J’ai moi-même grandi avec des chiens. Et j’ai toujours su que plus tard, je ne voudrais pas me passer de chien – d’ailleurs, je ne saurais pas. La question n’était par conséquent pas de savoir si j’en adopterais un mais comment m’y prendre. Pour le faire dans les règles de l’art, j’ai adopté Sola, mon bouvier bernois femelle, pendant mes études, ce qui, soit dit en passant, a nécessité une année d’intenses préparations. J’avais par exemple avancé les examens de deux semestres pour les passer en même temps – et je les avais tous réussi. Cela m’a permis, le semestre suivant, d’avoir plus de temps à consacrer à l’éducation de mon chiot. Je me demande encore aujourd’hui comment j’ai bien pu y parvenir. Mais je pense que quand on veut vraiment quelque chose, on acquiert des superpouvoirs et on se transforme en championne de l’organisation. Je ne peux pas me l’expliquer autrement.

Ça fait déjà sept ans que j’ai ma chienne. Elle ne m’a pas une seule fois gênée dans tous les projets que je pouvais avoir. Bien au contraire. Quand je suis crispée sur un projet, elle arrive toujours à me faire rire. Elle me rappelle invariablement de faire des pauses quand elle veut sortir. Grâce à elle, je suis sûre d’arpenter la nature au moins une heure et demie par jour. Et s’il m’arrive de douter de moi ou quelque chose dans le genre, elle ne me juge pas. Je suis assez bien pour elle – toujours! Elle me pousse à lâcher prise et à me ressourcer. Jour après jour. Grâce à elle, je fais un meilleur travail, durablement et en étant de bien meilleure humeur que si elle n’était pas là. Cela fait d’elle non seulement la meilleure «patronne», mais aussi la meilleure compagne et amie que j’aurais jamais pu souhaiter avoir. Difficile pour moi de décrire à quel point je suis reconnaissante de l’avoir à mes côtés!
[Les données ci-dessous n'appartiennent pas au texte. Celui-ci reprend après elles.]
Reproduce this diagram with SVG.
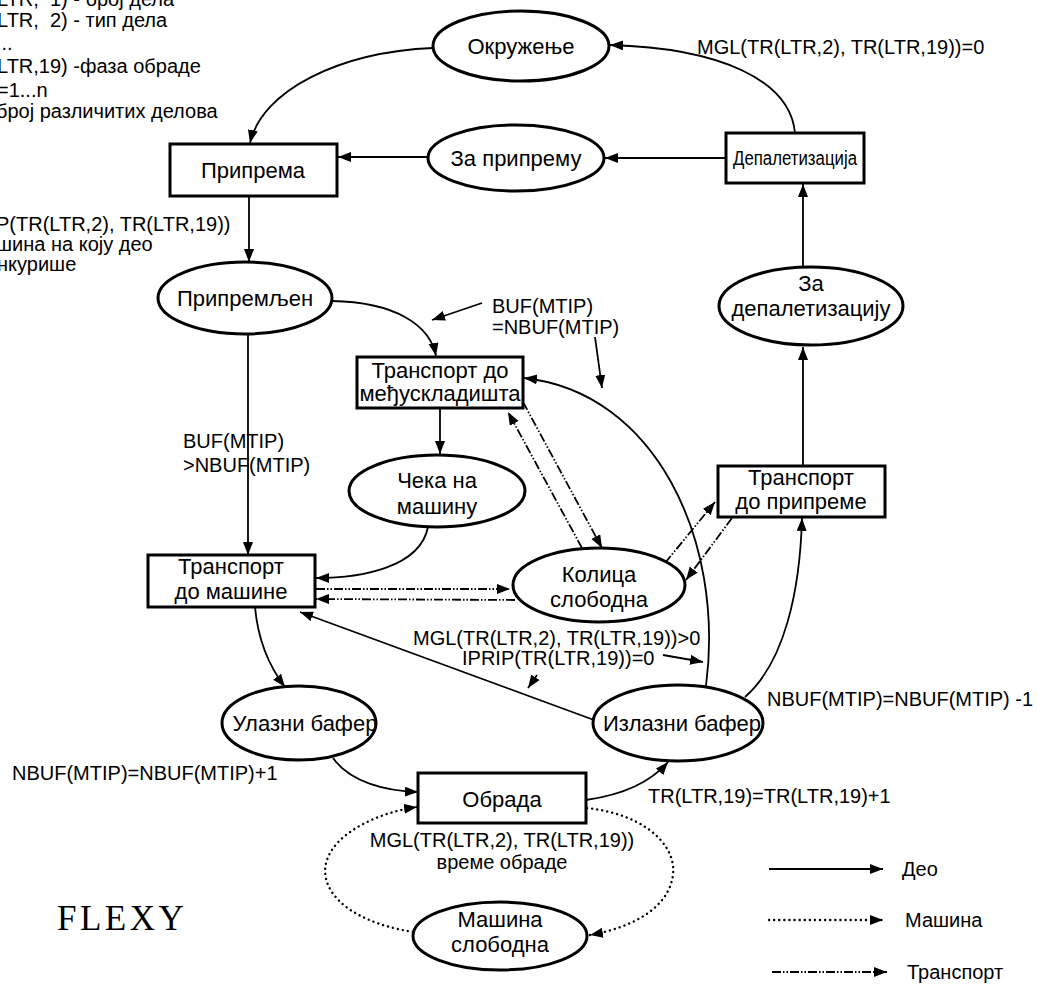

Par conséquent, quand quelqu’un me demande comment je concilie mon travail et mon chien, je lui réponds que c’est justement grâce à elle si j’y parviens aussi bien.

Les chiens arrivent même à faire fondre les managers.

Comme on m’a tellement souvent demandé s’il était compatible de faire carrière et d’avoir un chien, j’ai partagé sur la plateforme d’affaires LinkedIn un article dans lequel je décrivais mon expérience à ce propos. Je n’avais rien lu de semblable auparavant sur mon réseau et je voulais exprimer à quel point mon chien me faisait du bien – en particulier au travail.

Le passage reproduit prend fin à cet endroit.